Not handling aborts or disconnects

With HTTP especially, you need to think about cancellation.

If the client goes away, your stream pipeline should stop doing unnecessary work.

No observability

Without metrics, stream failures are hard to debug.

At a minimum, you should care about:

  • bytes processed
  • pipeline duration
  • failure stage
  • number of active pipelines
  • memory usage under concurrency

How to decide quickly in real projects

When you are choosing between buffering and streaming, ask:

  • Is the payload potentially large?
  • Can I process it incrementally?
  • Will concurrency make memory usage dangerous?
  • Does this path need to stay stable under load spikes?
  • Am I already working with an HTTP or file stream anyway?

If the answer is yes to several of those, streams are probably the right fit.

If the answer is no across the board, a simpler in-memory implementation may be more honest and easier to maintain.

A production-minded checklist

Before shipping stream-based logic, check:

  • Am I using pipeline() where appropriate?
  • Do I understand how backpressure is handled here?
  • Are aborts and disconnects cleaned up?
  • Am I accidentally re-buffering the whole payload?
  • Are transforms light enough to run on the main thread?
  • Do I have enough observability to debug failures under load?

That checklist catches most of the mistakes that turn "we used streams" into "we still had an outage."

Final takeaway

Node.js streams matter because they turn unbounded memory behavior into controlled flow.

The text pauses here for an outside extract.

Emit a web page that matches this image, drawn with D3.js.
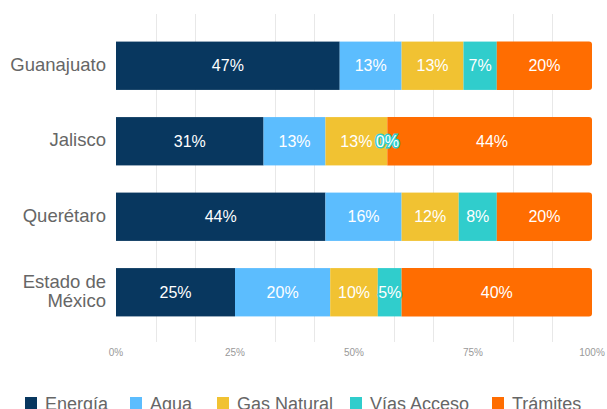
<!DOCTYPE html>
<html>
<head>
<meta charset="utf-8">
<script src="https://cdn.jsdelivr.net/npm/d3@7/dist/d3.min.js"></script>
<style>
  body { margin: 0; background: #fff; }
  svg { display: block; font-family: Arial, "Liberation Sans", Helvetica, sans-serif; }
</style>
</head>
<body>
<svg id="chart" width="607" height="409"></svg>
<script>
// Chart data
const states = ["Guanajuato", "Jalisco", "Querétaro", "Estado de México"];
const stateLines = [["Guanajuato"], ["Jalisco"], ["Querétaro"], ["Estado de", "México"]];
const seriesNames = ["Energía", "Agua", "Gas Natural", "Vías Acceso", "Trámites"];
const seriesColors = ["#08375f", "#5cbdfe", "#f1c232", "#30cdcc", "#ff6d01"];
const energia = [47, 31, 44, 25];
const agua = [13, 13, 16, 20];
const gasNatural = [13, 13, 12, 10];
const viasAcceso = [7, 0, 8, 5];
const tramites = [20, 44, 20, 40];
const tickValues = [0, 25, 50, 75, 100];
const gridValues = [100 / 12, 200 / 12, 400 / 12, 500 / 12, 700 / 12, 800 / 12, 1000 / 12, 1100 / 12];

const seriesValues = [energia, agua, gasNatural, viasAcceso, tramites];

const svg = d3.select("#chart");

const x = d3.scaleLinear().domain([0, 100]).range([116, 592]);
const y = d3.scaleBand().domain(states).range([28, 330]).paddingInner(0.36).paddingOuter(0.18);

// Gridlines
svg.append("g")
    .selectAll("line")
    .data(gridValues)
    .join("line")
    .attr("x1", d => Math.round(x(d)) + 0.5)
    .attr("x2", d => Math.round(x(d)) + 0.5)
    .attr("y1", 14)
    .attr("y2", 342)
    .attr("stroke", "#e8e8e8")
    .attr("stroke-width", 1);

// Build stacked rows
const rows = states.map((s, i) => {
    let start = 0;
    return seriesValues.map((vals, k) => {
        const seg = { state: s, k: k, v: vals[i], x0: start, x1: start + vals[i] };
        start += vals[i];
        return seg;
    });
});

// Rect with rounded right corners
function rightRounded(x0, y0, w, h, r) {
    r = Math.min(r, w);
    return `M${x0},${y0}H${x0 + w - r}Q${x0 + w},${y0} ${x0 + w},${y0 + r}` +
        `V${y0 + h - r}Q${x0 + w},${y0 + h} ${x0 + w - r},${y0 + h}H${x0}Z`;
}

const bars = svg.append("g");
rows.forEach(row => {
    row.forEach((seg, k) => {
        const x0 = x(seg.x0);
        const w = x(seg.x1) - x(seg.x0);
        if (k === row.length - 1) {
            bars.append("path")
                .attr("d", rightRounded(x0, y(seg.state), Math.min(w, 592 - x0), y.bandwidth(), 3))
                .attr("fill", seriesColors[k]);
        } else {
            bars.append("rect")
                .attr("x", x0)
                .attr("y", y(seg.state))
                .attr("width", w)
                .attr("height", y.bandwidth())
                .attr("fill", seriesColors[k]);
        }
    });
});

// Value labels
const labels = svg.append("g");
rows.forEach(row => {
    row.forEach(seg => {
        labels.append("text")
            .attr("x", x((seg.x0 + seg.x1) / 2))
            .attr("y", y(seg.state) + y.bandwidth() / 2)
            .attr("text-anchor", "middle")
            .attr("dominant-baseline", "central")
            .attr("font-size", 16)
            .attr("fill", "#fff")
            .attr("stroke", seriesColors[seg.k])
            .attr("stroke-width", 3)
            .attr("paint-order", "stroke")
            .text(seg.v + "%");
    });
});

// Category labels
const cats = svg.append("g");
states.forEach((s, i) => {
    const lines = stateLines[i];
    const cy = y(s) + y.bandwidth() / 2 - 1.5;
    lines.forEach((t, j) => {
        cats.append("text")
            .attr("x", 106)
            .attr("y", cy + (j - (lines.length - 1) / 2) * 18.5)
            .attr("text-anchor", "end")
            .attr("dominant-baseline", "central")
            .attr("font-size", 18.5)
            .attr("fill", "#666")
            .text(t);
    });
});

// X axis tick labels
svg.append("g")
    .selectAll("text")
    .data(tickValues)
    .join("text")
    .attr("x", d => x(d))
    .attr("y", 356)
    .attr("text-anchor", "middle")
    .attr("font-size", 10)
    .attr("fill", "#999")
    .text(d => d + "%");

// Legend
const legendX = [25, 130, 217, 350, 492];
const legend = svg.append("g");
seriesNames.forEach((name, k) => {
    legend.append("rect")
        .attr("x", legendX[k])
        .attr("y", 397)
        .attr("width", 12)
        .attr("height", 12)
        .attr("fill", seriesColors[k]);
    legend.append("text")
        .attr("x", legendX[k] + 20)
        .attr("y", 410)
        .attr("font-size", 18)
        .attr("fill", "#666")
        .text(name);
});
</script>
</body>
</html>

They are not something you use because the API is clever. You use them because certain classes of backend work become meaningfully safer and more scalable when data moves incrementally instead of being fully buffered.

That means streams are worth reaching for when:

  • payloads are large
  • concurrency multiplies memory cost
  • the response or transform can happen incrementally
  • stability under load actually matters

And they are worth avoiding when the simpler buffered version is clearly safe.

That is the real maturity move with streams. Not using them everywhere. Using them where their operational tradeoffs are genuinely the right ones.